GOAL OF THE EXERCISE ->
Leaving out the pictures, retype the lines from the beginning of the listing through the line containing "(f2) at (623.5,240)".

DATA FOR THIS EXERCISE ->
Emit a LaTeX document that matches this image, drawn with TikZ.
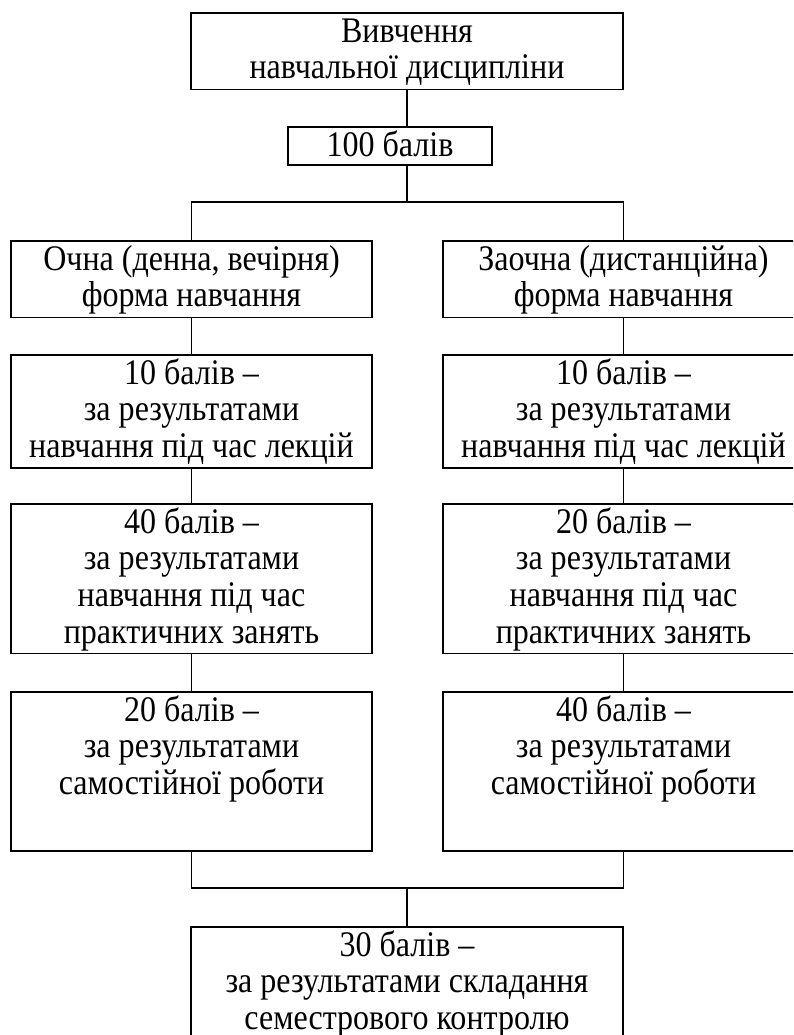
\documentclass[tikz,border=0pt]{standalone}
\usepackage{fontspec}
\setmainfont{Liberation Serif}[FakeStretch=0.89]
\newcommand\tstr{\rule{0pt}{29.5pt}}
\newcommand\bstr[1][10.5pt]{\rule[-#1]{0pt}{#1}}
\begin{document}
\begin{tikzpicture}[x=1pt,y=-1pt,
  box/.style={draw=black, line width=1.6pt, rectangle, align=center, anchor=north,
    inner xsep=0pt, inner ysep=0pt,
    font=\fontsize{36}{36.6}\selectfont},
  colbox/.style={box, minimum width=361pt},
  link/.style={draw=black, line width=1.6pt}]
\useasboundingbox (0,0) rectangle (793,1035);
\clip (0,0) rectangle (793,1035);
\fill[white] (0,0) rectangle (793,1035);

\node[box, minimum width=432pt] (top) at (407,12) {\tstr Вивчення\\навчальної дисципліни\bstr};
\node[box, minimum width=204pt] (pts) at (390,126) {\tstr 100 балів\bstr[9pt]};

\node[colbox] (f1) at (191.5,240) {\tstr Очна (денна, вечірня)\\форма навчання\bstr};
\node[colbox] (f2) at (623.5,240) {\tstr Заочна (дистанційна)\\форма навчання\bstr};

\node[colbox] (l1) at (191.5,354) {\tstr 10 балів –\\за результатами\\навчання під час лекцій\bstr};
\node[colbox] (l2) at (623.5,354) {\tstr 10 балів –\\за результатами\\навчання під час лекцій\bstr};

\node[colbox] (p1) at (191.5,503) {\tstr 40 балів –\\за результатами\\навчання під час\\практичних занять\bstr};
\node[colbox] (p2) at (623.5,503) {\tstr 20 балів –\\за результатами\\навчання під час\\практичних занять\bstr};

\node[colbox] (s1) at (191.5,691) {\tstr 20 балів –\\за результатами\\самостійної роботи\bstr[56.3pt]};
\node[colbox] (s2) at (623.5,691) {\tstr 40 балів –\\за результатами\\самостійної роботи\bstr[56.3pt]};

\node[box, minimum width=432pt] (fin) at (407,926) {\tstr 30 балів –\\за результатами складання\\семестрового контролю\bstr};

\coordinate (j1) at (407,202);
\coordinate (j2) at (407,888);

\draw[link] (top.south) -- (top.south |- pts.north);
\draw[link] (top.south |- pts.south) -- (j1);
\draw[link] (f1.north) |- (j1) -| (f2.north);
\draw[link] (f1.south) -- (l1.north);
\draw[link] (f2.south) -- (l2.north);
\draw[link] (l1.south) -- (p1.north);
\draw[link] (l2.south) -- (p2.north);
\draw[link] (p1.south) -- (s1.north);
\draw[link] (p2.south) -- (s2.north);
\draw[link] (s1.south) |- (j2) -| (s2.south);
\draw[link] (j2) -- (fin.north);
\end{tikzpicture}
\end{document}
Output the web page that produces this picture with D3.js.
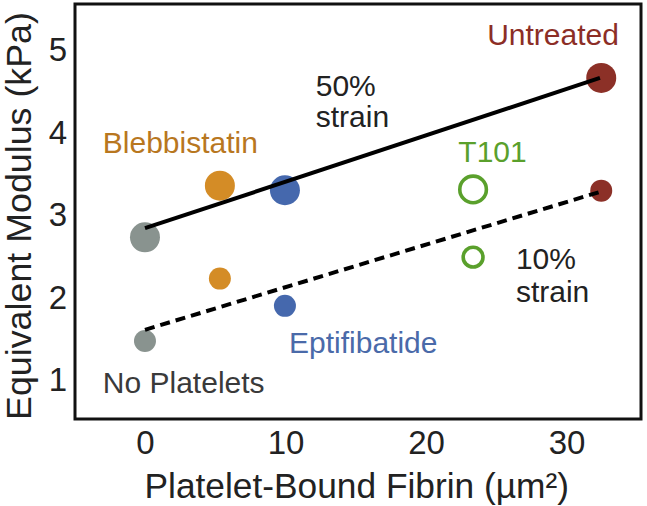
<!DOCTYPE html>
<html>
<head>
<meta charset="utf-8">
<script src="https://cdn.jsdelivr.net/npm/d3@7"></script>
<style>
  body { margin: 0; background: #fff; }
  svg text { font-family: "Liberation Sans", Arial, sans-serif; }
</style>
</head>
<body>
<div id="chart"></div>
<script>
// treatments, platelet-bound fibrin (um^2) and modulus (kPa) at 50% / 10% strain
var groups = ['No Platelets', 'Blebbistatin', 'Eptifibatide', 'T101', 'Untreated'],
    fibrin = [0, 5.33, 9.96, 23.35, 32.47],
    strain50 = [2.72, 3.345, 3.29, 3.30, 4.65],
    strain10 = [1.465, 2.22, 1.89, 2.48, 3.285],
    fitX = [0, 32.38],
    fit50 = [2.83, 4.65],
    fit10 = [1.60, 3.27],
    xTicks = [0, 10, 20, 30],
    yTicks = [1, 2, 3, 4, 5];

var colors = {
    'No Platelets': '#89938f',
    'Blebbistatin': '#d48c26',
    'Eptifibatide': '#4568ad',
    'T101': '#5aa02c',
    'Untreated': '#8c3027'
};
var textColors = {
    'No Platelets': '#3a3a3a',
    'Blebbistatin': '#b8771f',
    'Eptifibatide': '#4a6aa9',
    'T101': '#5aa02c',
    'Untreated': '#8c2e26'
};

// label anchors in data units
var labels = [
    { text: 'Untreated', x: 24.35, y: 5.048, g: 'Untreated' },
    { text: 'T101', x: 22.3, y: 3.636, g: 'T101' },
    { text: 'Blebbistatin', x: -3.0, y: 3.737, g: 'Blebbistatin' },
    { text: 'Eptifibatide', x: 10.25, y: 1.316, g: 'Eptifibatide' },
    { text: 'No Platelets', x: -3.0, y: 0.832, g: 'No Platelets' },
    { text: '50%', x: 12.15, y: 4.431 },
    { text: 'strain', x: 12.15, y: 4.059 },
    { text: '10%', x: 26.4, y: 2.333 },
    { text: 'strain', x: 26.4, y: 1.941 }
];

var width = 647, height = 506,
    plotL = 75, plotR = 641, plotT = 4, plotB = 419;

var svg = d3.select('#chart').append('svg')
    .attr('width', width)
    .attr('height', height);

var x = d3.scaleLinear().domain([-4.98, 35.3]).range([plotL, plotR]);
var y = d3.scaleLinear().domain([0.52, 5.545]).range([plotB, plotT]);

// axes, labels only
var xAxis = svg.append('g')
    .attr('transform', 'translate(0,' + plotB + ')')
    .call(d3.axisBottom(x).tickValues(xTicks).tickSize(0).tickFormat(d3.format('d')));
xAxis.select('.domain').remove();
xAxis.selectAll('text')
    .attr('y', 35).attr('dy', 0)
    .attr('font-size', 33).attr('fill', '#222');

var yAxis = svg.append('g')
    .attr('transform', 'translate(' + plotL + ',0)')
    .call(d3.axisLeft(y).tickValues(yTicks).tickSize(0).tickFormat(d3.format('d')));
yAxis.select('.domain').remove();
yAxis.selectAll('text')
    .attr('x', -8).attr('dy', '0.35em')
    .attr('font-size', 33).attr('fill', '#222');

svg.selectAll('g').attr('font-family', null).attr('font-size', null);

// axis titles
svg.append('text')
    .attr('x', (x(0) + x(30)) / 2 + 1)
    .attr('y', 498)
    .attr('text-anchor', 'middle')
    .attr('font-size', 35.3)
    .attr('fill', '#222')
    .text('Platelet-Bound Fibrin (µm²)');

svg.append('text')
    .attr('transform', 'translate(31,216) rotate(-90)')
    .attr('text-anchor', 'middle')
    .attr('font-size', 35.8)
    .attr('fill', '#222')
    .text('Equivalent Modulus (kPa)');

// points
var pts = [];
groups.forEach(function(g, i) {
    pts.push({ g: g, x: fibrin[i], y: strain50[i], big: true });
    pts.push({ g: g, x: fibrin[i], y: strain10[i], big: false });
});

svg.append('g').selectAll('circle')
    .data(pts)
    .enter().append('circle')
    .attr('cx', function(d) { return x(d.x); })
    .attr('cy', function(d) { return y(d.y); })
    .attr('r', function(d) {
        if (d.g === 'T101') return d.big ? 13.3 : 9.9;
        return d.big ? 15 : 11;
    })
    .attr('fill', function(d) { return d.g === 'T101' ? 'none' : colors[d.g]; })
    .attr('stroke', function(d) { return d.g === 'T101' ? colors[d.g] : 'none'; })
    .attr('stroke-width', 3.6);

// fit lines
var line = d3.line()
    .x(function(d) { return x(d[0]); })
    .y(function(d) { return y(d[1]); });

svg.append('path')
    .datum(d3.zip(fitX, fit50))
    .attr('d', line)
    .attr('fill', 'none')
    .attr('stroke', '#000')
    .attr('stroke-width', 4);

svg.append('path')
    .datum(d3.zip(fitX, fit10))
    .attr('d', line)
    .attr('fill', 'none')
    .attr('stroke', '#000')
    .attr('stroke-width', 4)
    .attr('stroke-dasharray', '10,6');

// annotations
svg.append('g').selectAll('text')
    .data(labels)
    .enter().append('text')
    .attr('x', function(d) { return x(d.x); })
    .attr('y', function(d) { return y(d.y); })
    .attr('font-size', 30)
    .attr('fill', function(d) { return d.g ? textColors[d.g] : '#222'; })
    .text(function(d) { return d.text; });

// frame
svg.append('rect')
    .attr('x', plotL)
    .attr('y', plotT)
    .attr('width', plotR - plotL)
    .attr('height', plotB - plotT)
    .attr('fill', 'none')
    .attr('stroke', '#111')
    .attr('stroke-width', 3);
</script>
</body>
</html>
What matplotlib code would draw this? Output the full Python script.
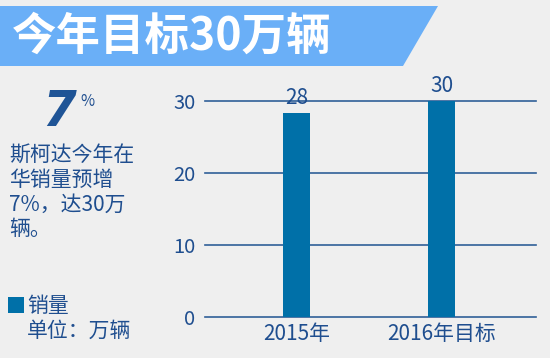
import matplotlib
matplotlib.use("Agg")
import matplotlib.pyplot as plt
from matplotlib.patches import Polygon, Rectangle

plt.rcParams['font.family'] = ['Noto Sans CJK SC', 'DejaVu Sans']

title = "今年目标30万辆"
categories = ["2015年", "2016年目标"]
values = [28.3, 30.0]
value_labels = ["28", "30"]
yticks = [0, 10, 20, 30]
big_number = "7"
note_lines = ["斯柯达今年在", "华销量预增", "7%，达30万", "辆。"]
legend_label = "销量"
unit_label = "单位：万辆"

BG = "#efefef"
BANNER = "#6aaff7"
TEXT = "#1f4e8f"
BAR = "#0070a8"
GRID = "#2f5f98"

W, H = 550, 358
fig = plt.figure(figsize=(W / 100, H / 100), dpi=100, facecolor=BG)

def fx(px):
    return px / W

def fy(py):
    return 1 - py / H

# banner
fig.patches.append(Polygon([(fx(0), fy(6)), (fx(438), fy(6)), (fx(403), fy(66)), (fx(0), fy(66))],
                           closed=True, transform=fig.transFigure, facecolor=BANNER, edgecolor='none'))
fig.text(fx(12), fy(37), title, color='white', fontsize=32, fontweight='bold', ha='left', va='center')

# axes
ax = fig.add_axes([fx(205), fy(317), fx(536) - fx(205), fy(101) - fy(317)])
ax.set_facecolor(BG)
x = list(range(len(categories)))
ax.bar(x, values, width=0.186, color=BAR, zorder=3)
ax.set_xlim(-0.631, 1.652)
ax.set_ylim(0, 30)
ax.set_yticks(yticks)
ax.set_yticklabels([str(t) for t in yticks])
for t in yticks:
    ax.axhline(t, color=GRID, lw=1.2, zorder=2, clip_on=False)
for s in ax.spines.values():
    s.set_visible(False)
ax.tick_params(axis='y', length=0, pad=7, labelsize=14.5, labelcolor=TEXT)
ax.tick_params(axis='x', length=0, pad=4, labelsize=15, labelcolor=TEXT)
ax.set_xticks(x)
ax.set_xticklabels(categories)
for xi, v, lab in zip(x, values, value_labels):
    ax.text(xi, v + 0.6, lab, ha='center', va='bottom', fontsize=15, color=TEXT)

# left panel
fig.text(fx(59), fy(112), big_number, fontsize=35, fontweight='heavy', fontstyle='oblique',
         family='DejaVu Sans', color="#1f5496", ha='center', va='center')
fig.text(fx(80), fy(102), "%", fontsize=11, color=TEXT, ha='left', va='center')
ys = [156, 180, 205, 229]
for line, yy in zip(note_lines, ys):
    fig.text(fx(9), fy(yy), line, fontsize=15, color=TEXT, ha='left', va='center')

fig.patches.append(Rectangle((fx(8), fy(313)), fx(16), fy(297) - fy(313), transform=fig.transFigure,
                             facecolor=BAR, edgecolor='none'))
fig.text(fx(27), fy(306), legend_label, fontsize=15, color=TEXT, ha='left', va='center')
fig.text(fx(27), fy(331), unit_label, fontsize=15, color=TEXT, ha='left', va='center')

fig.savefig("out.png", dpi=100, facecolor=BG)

WRITTEN SOLUTION ->
Emit a LaTeX document that matches this image, drawn with TikZ.
\documentclass[tikz,border=0pt]{standalone}
\usepackage{fontspec}
\setmainfont{Liberation Serif}[FakeStretch=0.89]
\newcommand\tstr{\rule{0pt}{29.5pt}}
\newcommand\bstr[1][10.5pt]{\rule[-#1]{0pt}{#1}}
\begin{document}
\begin{tikzpicture}[x=1pt,y=-1pt,
  box/.style={draw=black, line width=1.6pt, rectangle, align=center, anchor=north,
    inner xsep=0pt, inner ysep=0pt,
    font=\fontsize{36}{36.6}\selectfont},
  colbox/.style={box, minimum width=361pt},
  link/.style={draw=black, line width=1.6pt}]
\useasboundingbox (0,0) rectangle (793,1035);
\clip (0,0) rectangle (793,1035);
\fill[white] (0,0) rectangle (793,1035);

\node[box, minimum width=432pt] (top) at (407,12) {\tstr Вивчення\\навчальної дисципліни\bstr};
\node[box, minimum width=204pt] (pts) at (390,126) {\tstr 100 балів\bstr[9pt]};

\node[colbox] (f1) at (191.5,240) {\tstr Очна (денна, вечірня)\\форма навчання\bstr};
\node[colbox] (f2) at (623.5,240) {\tstr Заочна (дистанційна)\\форма навчання\bstr};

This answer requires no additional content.